Wilson habla de un fenómeno propio de Los Ángeles: el urbanismo latino. Dice que es una manera completamente novedosa y deseable de habitar las ciudades del norte global. Los inmigrantes latinos y sus descendientes tienen menos autos que el resto de la población, caminan más, usan el transporte público, se encuentran al aire libre, conversan, utilizan sus jardines para redefinir lo público y lo privado, crean nuevas microcomunidades y tejen lazos, hacen a las ciudades más resilientes y sostenibles. Los supermercados son coloridos, la música está alta, hay fiestas en los parques y comida callejera, decenas de miles de vendedores ambulantes informales convierten a las avenidas en mercadillos, creando un urbanismo desordenado, el modelo de ciudad del sur global, que es como siempre han sido las metrópolis.

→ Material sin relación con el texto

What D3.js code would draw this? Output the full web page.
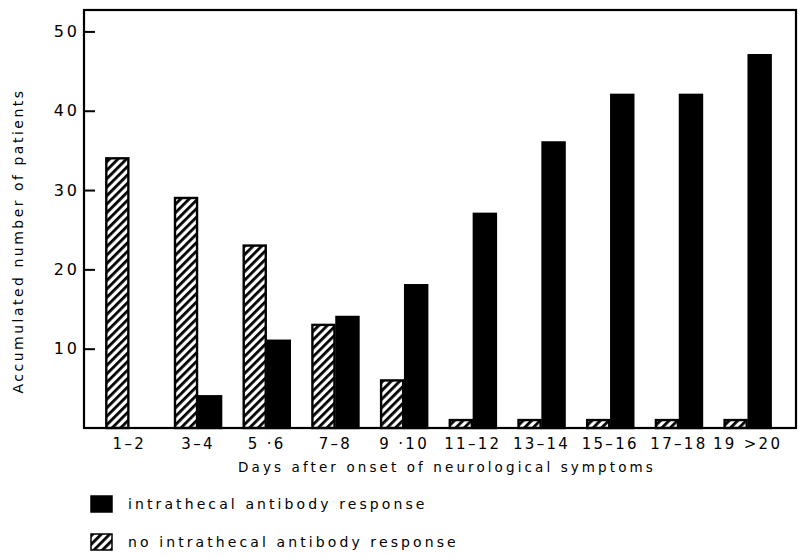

Si la ciudad latinoamericana, tal como Gorelik documentó su existencia entre los años 40 y 70 del siglo XX, ya no existe, la idea de una cultura urbana latinoamericana mantiene, especialmente en el llamado norte global, mucho del optimismo transformador que caracterizó a ese ciclo. Basta escuchar a Wilson, cuando afirma que el urbanismo latino nos recuerda que las calles no son solo para realizar trayectos, sino que son sitios en los que vivir y jugar: “Son el alma de la ciudad”, dice, y da por terminado el tour.